Extracted records
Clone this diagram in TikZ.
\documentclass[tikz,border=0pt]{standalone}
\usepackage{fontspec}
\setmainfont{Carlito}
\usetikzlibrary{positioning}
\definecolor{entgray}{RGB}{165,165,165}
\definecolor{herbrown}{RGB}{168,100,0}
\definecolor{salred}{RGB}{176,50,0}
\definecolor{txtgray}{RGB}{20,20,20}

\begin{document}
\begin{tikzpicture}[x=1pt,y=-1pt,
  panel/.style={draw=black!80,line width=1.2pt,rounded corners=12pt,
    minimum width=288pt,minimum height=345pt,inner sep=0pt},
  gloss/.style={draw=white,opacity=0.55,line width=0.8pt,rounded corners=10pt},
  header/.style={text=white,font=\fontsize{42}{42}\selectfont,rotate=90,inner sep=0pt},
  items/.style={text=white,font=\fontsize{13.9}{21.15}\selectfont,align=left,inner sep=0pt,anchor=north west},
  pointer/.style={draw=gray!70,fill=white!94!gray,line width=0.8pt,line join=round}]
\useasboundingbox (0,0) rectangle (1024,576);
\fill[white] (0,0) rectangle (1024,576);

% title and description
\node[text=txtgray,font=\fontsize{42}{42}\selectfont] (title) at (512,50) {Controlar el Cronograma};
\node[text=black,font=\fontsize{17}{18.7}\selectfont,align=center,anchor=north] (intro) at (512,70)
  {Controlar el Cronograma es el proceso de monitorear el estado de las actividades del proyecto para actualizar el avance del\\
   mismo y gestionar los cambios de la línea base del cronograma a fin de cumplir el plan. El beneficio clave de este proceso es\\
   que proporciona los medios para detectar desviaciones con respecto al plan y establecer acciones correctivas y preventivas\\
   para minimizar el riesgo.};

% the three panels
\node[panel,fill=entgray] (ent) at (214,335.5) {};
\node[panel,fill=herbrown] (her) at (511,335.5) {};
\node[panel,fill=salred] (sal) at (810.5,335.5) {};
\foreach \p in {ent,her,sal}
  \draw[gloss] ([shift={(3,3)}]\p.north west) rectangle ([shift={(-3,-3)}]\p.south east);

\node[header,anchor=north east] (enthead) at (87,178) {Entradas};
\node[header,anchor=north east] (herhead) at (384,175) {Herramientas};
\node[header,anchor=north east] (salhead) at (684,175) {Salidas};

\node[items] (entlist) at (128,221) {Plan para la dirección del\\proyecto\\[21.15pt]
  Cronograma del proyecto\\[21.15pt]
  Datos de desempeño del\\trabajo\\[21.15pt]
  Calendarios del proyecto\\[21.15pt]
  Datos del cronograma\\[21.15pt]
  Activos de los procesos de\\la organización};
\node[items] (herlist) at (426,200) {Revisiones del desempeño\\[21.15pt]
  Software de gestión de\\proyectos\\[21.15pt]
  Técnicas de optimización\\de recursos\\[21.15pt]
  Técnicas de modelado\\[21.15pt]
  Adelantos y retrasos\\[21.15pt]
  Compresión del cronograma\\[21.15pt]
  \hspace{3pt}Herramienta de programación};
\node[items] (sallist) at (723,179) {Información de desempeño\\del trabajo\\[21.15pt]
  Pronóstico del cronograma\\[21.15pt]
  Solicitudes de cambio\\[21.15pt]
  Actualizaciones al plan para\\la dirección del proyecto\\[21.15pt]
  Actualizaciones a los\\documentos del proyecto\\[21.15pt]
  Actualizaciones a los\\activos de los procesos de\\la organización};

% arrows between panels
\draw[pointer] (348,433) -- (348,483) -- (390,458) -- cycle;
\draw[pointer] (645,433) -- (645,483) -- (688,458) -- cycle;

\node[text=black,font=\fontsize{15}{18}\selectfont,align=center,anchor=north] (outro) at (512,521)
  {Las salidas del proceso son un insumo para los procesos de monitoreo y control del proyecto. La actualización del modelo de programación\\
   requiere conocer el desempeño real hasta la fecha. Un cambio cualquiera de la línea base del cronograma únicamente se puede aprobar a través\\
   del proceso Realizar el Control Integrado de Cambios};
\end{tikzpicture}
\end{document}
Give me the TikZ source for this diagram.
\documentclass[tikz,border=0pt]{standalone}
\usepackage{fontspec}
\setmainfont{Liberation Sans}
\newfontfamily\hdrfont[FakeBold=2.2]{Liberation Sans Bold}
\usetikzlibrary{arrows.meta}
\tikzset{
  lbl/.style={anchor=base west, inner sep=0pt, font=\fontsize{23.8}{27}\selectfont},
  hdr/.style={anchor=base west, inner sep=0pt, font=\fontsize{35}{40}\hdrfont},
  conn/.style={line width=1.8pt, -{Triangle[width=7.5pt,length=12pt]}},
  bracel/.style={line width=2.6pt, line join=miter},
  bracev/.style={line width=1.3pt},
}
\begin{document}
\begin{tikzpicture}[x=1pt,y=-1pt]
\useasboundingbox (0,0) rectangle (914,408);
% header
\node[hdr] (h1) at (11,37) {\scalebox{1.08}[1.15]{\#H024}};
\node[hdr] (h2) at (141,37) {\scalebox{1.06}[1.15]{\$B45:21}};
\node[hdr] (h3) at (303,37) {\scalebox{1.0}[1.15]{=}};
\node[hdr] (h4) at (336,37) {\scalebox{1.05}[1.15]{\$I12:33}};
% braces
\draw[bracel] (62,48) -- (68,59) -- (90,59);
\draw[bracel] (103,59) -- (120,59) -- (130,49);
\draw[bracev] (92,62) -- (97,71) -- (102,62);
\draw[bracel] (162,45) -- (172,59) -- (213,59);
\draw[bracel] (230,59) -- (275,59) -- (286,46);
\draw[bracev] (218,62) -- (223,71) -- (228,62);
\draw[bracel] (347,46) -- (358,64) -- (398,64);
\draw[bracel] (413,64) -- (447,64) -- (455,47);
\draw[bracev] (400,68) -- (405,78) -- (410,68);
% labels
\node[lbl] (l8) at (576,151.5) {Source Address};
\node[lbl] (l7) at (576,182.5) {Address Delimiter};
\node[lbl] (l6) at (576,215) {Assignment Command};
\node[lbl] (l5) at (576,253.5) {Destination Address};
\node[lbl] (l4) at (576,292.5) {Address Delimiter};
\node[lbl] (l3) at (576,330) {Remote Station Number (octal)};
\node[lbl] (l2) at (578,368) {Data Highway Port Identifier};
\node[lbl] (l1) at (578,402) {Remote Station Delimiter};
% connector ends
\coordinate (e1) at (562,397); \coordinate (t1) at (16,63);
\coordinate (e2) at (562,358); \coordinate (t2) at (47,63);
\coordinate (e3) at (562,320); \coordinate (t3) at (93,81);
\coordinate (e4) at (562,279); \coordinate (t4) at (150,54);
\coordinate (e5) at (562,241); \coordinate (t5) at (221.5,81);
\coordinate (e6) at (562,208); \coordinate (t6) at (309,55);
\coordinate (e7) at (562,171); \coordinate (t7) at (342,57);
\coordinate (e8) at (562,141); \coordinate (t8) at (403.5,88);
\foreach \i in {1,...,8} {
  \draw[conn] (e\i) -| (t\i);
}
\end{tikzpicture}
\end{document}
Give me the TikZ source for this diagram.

| Brief |
Type the material above out again, exactly.

| Correct output |
Clone this diagram in TikZ.
\documentclass[tikz,border=0pt]{standalone}
\usepackage{fontspec}
\setmainfont{Carlito}
\usetikzlibrary{positioning}
\definecolor{entgray}{RGB}{165,165,165}
\definecolor{herbrown}{RGB}{168,100,0}
\definecolor{salred}{RGB}{176,50,0}
\definecolor{txtgray}{RGB}{20,20,20}

\begin{document}
\begin{tikzpicture}[x=1pt,y=-1pt,
  panel/.style={draw=black!80,line width=1.2pt,rounded corners=12pt,
    minimum width=288pt,minimum height=345pt,inner sep=0pt},
  gloss/.style={draw=white,opacity=0.55,line width=0.8pt,rounded corners=10pt},
  header/.style={text=white,font=\fontsize{42}{42}\selectfont,rotate=90,inner sep=0pt},
  items/.style={text=white,font=\fontsize{13.9}{21.15}\selectfont,align=left,inner sep=0pt,anchor=north west},
  pointer/.style={draw=gray!70,fill=white!94!gray,line width=0.8pt,line join=round}]
\useasboundingbox (0,0) rectangle (1024,576);
\fill[white] (0,0) rectangle (1024,576);

% title and description
\node[text=txtgray,font=\fontsize{42}{42}\selectfont] (title) at (512,50) {Controlar el Cronograma};
\node[text=black,font=\fontsize{17}{18.7}\selectfont,align=center,anchor=north] (intro) at (512,70)
  {Controlar el Cronograma es el proceso de monitorear el estado de las actividades del proyecto para actualizar el avance del\\
   mismo y gestionar los cambios de la línea base del cronograma a fin de cumplir el plan. El beneficio clave de este proceso es\\
   que proporciona los medios para detectar desviaciones con respecto al plan y establecer acciones correctivas y preventivas\\
   para minimizar el riesgo.};

% the three panels
\node[panel,fill=entgray] (ent) at (214,335.5) {};
\node[panel,fill=herbrown] (her) at (511,335.5) {};
\node[panel,fill=salred] (sal) at (810.5,335.5) {};
\foreach \p in {ent,her,sal}
  \draw[gloss] ([shift={(3,3)}]\p.north west) rectangle ([shift={(-3,-3)}]\p.south east);

\node[header,anchor=north east] (enthead) at (87,178) {Entradas};
\node[header,anchor=north east] (herhead) at (384,175) {Herramientas};
\node[header,anchor=north east] (salhead) at (684,175) {Salidas};

\node[items] (entlist) at (128,221) {Plan para la dirección del\\proyecto\\[21.15pt]
  Cronograma del proyecto\\[21.15pt]
  Datos de desempeño del\\trabajo\\[21.15pt]
  Calendarios del proyecto\\[21.15pt]
  Datos del cronograma\\[21.15pt]
  Activos de los procesos de\\la organización};
\node[items] (herlist) at (426,200) {Revisiones del desempeño\\[21.15pt]
  Software de gestión de\\proyectos\\[21.15pt]
  Técnicas de optimización\\de recursos\\[21.15pt]
  Técnicas de modelado\\[21.15pt]
  Adelantos y retrasos\\[21.15pt]
  Compresión del cronograma\\[21.15pt]
  \hspace{3pt}Herramienta de programación};
\node[items] (sallist) at (723,179) {Información de desempeño\\del trabajo\\[21.15pt]
  Pronóstico del cronograma\\[21.15pt]
  Solicitudes de cambio\\[21.15pt]
  Actualizaciones al plan para\\la dirección del proyecto\\[21.15pt]
  Actualizaciones a los\\documentos del proyecto\\[21.15pt]
  Actualizaciones a los\\activos de los procesos de\\la organización};

% arrows between panels
\draw[pointer] (348,433) -- (348,483) -- (390,458) -- cycle;
\draw[pointer] (645,433) -- (645,483) -- (688,458) -- cycle;

\node[text=black,font=\fontsize{15}{18}\selectfont,align=center,anchor=north] (outro) at (512,521)
  {Las salidas del proceso son un insumo para los procesos de monitoreo y control del proyecto. La actualización del modelo de programación\\
   requiere conocer el desempeño real hasta la fecha. Un cambio cualquiera de la línea base del cronograma únicamente se puede aprobar a través\\
   del proceso Realizar el Control Integrado de Cambios};
\end{tikzpicture}
\end{document}
Give me the TikZ source for this diagram.
\documentclass[tikz,border=0pt]{standalone}
\usepackage{fontspec}
\setmainfont{Liberation Sans}
\newfontfamily\hdrfont[FakeBold=2.2]{Liberation Sans Bold}
\usetikzlibrary{arrows.meta}
\tikzset{
  lbl/.style={anchor=base west, inner sep=0pt, font=\fontsize{23.8}{27}\selectfont},
  hdr/.style={anchor=base west, inner sep=0pt, font=\fontsize{35}{40}\hdrfont},
  conn/.style={line width=1.8pt, -{Triangle[width=7.5pt,length=12pt]}},
  bracel/.style={line width=2.6pt, line join=miter},
  bracev/.style={line width=1.3pt},
}
\begin{document}
\begin{tikzpicture}[x=1pt,y=-1pt]
\useasboundingbox (0,0) rectangle (914,408);
% header
\node[hdr] (h1) at (11,37) {\scalebox{1.08}[1.15]{\#H024}};
\node[hdr] (h2) at (141,37) {\scalebox{1.06}[1.15]{\$B45:21}};
\node[hdr] (h3) at (303,37) {\scalebox{1.0}[1.15]{=}};
\node[hdr] (h4) at (336,37) {\scalebox{1.05}[1.15]{\$I12:33}};
% braces
\draw[bracel] (62,48) -- (68,59) -- (90,59);
\draw[bracel] (103,59) -- (120,59) -- (130,49);
\draw[bracev] (92,62) -- (97,71) -- (102,62);
\draw[bracel] (162,45) -- (172,59) -- (213,59);
\draw[bracel] (230,59) -- (275,59) -- (286,46);
\draw[bracev] (218,62) -- (223,71) -- (228,62);
\draw[bracel] (347,46) -- (358,64) -- (398,64);
\draw[bracel] (413,64) -- (447,64) -- (455,47);
\draw[bracev] (400,68) -- (405,78) -- (410,68);
% labels
\node[lbl] (l8) at (576,151.5) {Source Address};
\node[lbl] (l7) at (576,182.5) {Address Delimiter};
\node[lbl] (l6) at (576,215) {Assignment Command};
\node[lbl] (l5) at (576,253.5) {Destination Address};
\node[lbl] (l4) at (576,292.5) {Address Delimiter};
\node[lbl] (l3) at (576,330) {Remote Station Number (octal)};
\node[lbl] (l2) at (578,368) {Data Highway Port Identifier};
\node[lbl] (l1) at (578,402) {Remote Station Delimiter};
% connector ends
\coordinate (e1) at (562,397); \coordinate (t1) at (16,63);
\coordinate (e2) at (562,358); \coordinate (t2) at (47,63);
\coordinate (e3) at (562,320); \coordinate (t3) at (93,81);
\coordinate (e4) at (562,279); \coordinate (t4) at (150,54);
\coordinate (e5) at (562,241); \coordinate (t5) at (221.5,81);
\coordinate (e6) at (562,208); \coordinate (t6) at (309,55);
\coordinate (e7) at (562,171); \coordinate (t7) at (342,57);
\coordinate (e8) at (562,141); \coordinate (t8) at (403.5,88);
\foreach \i in {1,...,8} {
  \draw[conn] (e\i) -| (t\i);
}
\end{tikzpicture}
\end{document}
Give me the TikZ source for this diagram.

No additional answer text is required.